What we did achieve, was real. I think we sowed the seeds for the enormous rebirth of the anti-nuclear weapons movement in the early 1980s, which in turn made a vital contribution to the ending of the Cold War and the subsequent decrease in nuclear weapons. I think we were the beginning of the revolution in green consciousness which has taken place since the late 1970s.
Although Torness was build there have been no more whispers about any more nuclear power stations in Scotland. In the rest of the UK - and indeed in most of the other developed countries - the hugely ambitious nuclear programmes of the 1970s have ground to a complete halt. There is currently a short term moratorium on any more British nuclear stations pending a major government review.
Our contention that nuclear power was far more expensive that the SSEB or other power utilities claimed has been amply born out by the fiasco of electricity privatisation. The costs of waste disposal and decommissioning defunct reactors proved so high that private companies refused to touch them, forcing the government to withdraw nuclear power from its privatisation programme at the eleventh hour.
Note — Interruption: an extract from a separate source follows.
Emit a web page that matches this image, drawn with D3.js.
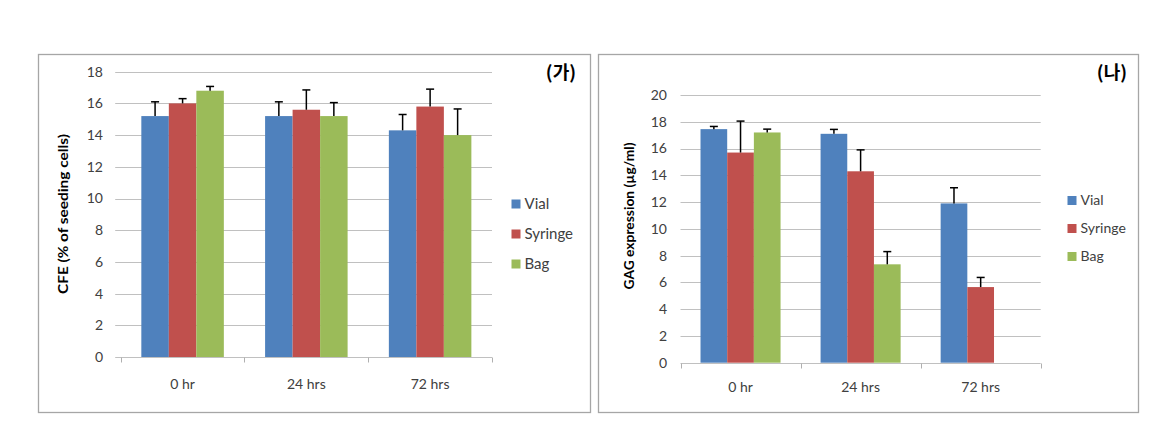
<!DOCTYPE html>
<html><head><meta charset="utf-8">
<script src="https://cdn.jsdelivr.net/npm/d3@7"></script>
<style>
html,body{margin:0;padding:0;background:#fff;}
text{font-family:Lato,"Open Sans",sans-serif;}
</style></head>
<body><svg id="c" width="1165" height="425"></svg>
<script>
const categories = ["0 hr", "24 hrs", "72 hrs"];
const seriesNames = ["Vial", "Syringe", "Bag"];
const colors = ["#4F81BD", "#C0504D", "#9BBB59"];

// Left panel (가): CFE
const cfeVial = [15.2, 15.2, 14.3];
const cfeSyringe = [16.0, 15.6, 15.8];
const cfeBag = [16.8, 15.2, 14.0];
const cfeVialErr = [0.9, 0.9, 1.0];
const cfeSyringeErr = [0.3, 1.25, 1.1];
const cfeBagErr = [0.27, 0.85, 1.65];
const cfeTicks = [0, 2, 4, 6, 8, 10, 12, 14, 16, 18];

// Right panel (나): GAG
const gagVial = [17.45, 17.1, 11.9];
const gagSyringe = [15.7, 14.3, 5.65];
const gagBag = [17.2, 7.35, null];
const gagVialErr = [0.2, 0.33, 1.17];
const gagSyringeErr = [2.35, 1.6, 0.72];
const gagBagErr = [0.25, 0.95, null];
const gagTicks = [0, 2, 4, 6, 8, 10, 12, 14, 16, 18, 20];

const svg = d3.select("#c");

function panel(cfg) {
  const g = svg.append("g");
  g.append("rect").attr("x", cfg.box[0]).attr("y", cfg.box[1])
    .attr("width", cfg.box[2]).attr("height", cfg.box[3])
    .attr("fill", "#fff").attr("stroke", "#a6a6a6").attr("stroke-width", 1.3);

  const x0 = d3.scaleBand().domain(categories).range([cfg.x0, cfg.x1]).paddingInner(0).paddingOuter(0);
  const bw = x0.bandwidth() / 4.5;
  const y = d3.scaleLinear().domain([0, cfg.ymax]).range([cfg.yb, cfg.yt]);

  // gridlines
  g.append("g").selectAll("line").data(cfg.ticks).join("line")
    .attr("x1", cfg.x0 - cfg.tickOut).attr("x2", cfg.x1)
    .attr("y1", d => Math.round(y(d)) + 0.5).attr("y2", d => Math.round(y(d)) + 0.5)
    .attr("stroke", "#c0c0c0").attr("stroke-width", 1);

  // y tick labels
  g.append("g").selectAll("text").data(cfg.ticks).join("text")
    .attr("x", cfg.labX).attr("y", d => y(d)).attr("dy", "0.35em")
    .attr("text-anchor", "end").attr("font-size", 14).attr("fill", "#404040")
    .text(d => d);

  // x axis ticks
  const bounds = [cfg.x0, ...categories.map(c => x0(c) + x0.bandwidth())];
  g.append("g").selectAll("line").data(bounds).join("line")
    .attr("x1", d => Math.round(d) + 0.5).attr("x2", d => Math.round(d) + 0.5)
    .attr("y1", Math.round(y(0)) + 0.5).attr("y2", Math.round(y(0)) + 5.5)
    .attr("stroke", "#b0b0b0");

  // category labels
  g.append("g").selectAll("text").data(categories).join("text")
    .attr("x", d => x0(d) + x0.bandwidth() / 2).attr("y", cfg.catY).attr("dy", "0.35em")
    .attr("text-anchor", "middle").attr("font-size", 14).attr("fill", "#404040")
    .text(d => d);

  // bars
  cfg.values.forEach((vals, si) => {
    const gs = g.append("g");
    const data = categories.map((c, i) => ({c, v: vals[i], e: cfg.errs[si][i]})).filter(d => d.v != null);
    gs.selectAll("rect").data(data).join("rect")
      .attr("x", d => x0(d.c) + bw * 0.75 + si * bw)
      .attr("y", d => y(d.v)).attr("width", bw).attr("height", d => y(0) - y(d.v))
      .attr("fill", colors[si]);
    gs.selectAll("line.v").data(data).join("line").attr("class", "v")
      .attr("x1", d => x0(d.c) + bw * 1.25 + si * bw).attr("x2", d => x0(d.c) + bw * 1.25 + si * bw)
      .attr("y1", d => y(d.v)).attr("y2", d => y(d.v + d.e))
      .attr("stroke", "#000").attr("stroke-width", 1.5);
    gs.selectAll("line.h").data(data).join("line").attr("class", "h")
      .attr("x1", d => x0(d.c) + bw * 1.25 + si * bw - 4).attr("x2", d => x0(d.c) + bw * 1.25 + si * bw + 4)
      .attr("y1", d => y(d.v + d.e)).attr("y2", d => y(d.v + d.e))
      .attr("stroke", "#000").attr("stroke-width", 1.5);
  });

  // y axis title
  g.append("text").attr("transform", `translate(${cfg.titleX},${cfg.titleY}) rotate(-90)`)
    .attr("text-anchor", "middle").attr("dy", "0.35em")
    .attr("font-size", 14).attr("font-weight", "bold").attr("fill", "#000")
    .attr("textLength", cfg.titleLen).attr("lengthAdjust", "spacingAndGlyphs")
    .text(cfg.yTitle);

  // legend
  const lg = g.append("g");
  seriesNames.forEach((n, i) => {
    const yy = cfg.legY + i * cfg.legDy;
    lg.append("rect").attr("x", cfg.legX).attr("y", yy - 4.5).attr("width", 9).attr("height", 9).attr("fill", colors[i]);
    lg.append("text").attr("x", cfg.legX + 13).attr("y", yy).attr("dy", "0.35em")
      .attr("font-size", cfg.legFont).attr("fill", "#404040").text(n);
  });

  // panel label
  g.append("text").attr("x", cfg.tagX).attr("y", cfg.tagY).attr("dy", "0.35em")
    .attr("text-anchor", "end").attr("font-size", 18).attr("font-weight", "bold")
    .style("font-family", "'Noto Sans CJK KR', sans-serif").attr("fill", "#000")
    .text(cfg.tag);
}

panel({
  box: [38.5, 54.5, 552, 358], x0: 120.7, x1: 492, yt: 71.7, yb: 357, ymax: 18, ticks: cfeTicks, tickOut: 5.5,
  labX: 103, catY: 384, values: [cfeVial, cfeSyringe, cfeBag], errs: [cfeVialErr, cfeSyringeErr, cfeBagErr],
  yTitle: "CFE (% of seeding cells)", titleX: 63, titleY: 214, titleLen: 160,
  legX: 511.5, legY: 204, legDy: 30, legFont: 15, tag: "(가)", tagX: 576, tagY: 73
});
panel({
  box: [598.5, 54.5, 540, 358], x0: 680.5, x1: 1040.7, yt: 95, yb: 362.7, ymax: 20, ticks: gagTicks, tickOut: 0,
  labX: 667, catY: 387, values: [gagVial, gagSyringe, gagBag], errs: [gagVialErr, gagSyringeErr, gagBagErr],
  yTitle: "GAG expression (µg/ml)", titleX: 629, titleY: 216, titleLen: 147,
  legX: 1067.5, legY: 200.5, legDy: 28, legFont: 14, tag: "(나)", tagX: 1127, tagY: 73
});
</script></body></html>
Our anxiety about nuclear waste has helped force the government abandon its plans for the dumping of radioactive waste several times. SCRAM was directly involved in the successful campaign against dumping high-level nuclear waste in the Mullwharcher hills in Galloway. Our arguments about nuclear safety were more than justified when Chernobyl exploded in 1986.
And then there is Dounreay, the fast reactor complex in Caithness. In the 1970s and 1980s we campaigned against Dounreay. We opposed its planned new European reprocessing plant, we argued against its nuclear waste dump and we shouted loud and long about its radioactive leaks. And what happened? We won, game, set and match. The place is being closed down. The fast reactor dream is dead.
In retrospect, these represent massive victories, far greater than we ever expected. It is almost as if, like children challenging the authority of our teachers, we have grown up to discover that the school has been shut down in our honour. There has been a true sea-change in public opinion, a radical transformation in the whole tenor of public debate, so that nowadays to be anti-nuclear is to be normal. To support nuclear power is eccentric.
That does not mean, of course that the problems are over. Far from it. The THORP plant at Sellafield has been given the go-ahead (prompting another fine flurry of anti-nuclear action at Torness and elsewhere). The nuclear industry is fiercely lobbying the government to lift the current moratorium on new power stations within the year. The confusion between nuclear power and nuclear weapons is causing a dangerous confrontation on the Korean peninsula.
The fight we began all those years ago with the help of Robin Cook and his navy jumper in the YMCA must go on. All of us in our different ways know what that means. Overcoming the cynicism and weariness of age, the old lies will have to be exposed, the old truths safeguarded, the old arguments won. The nuclear juggernaut, which we have forced to a halt, must not be allowed to start rolling again.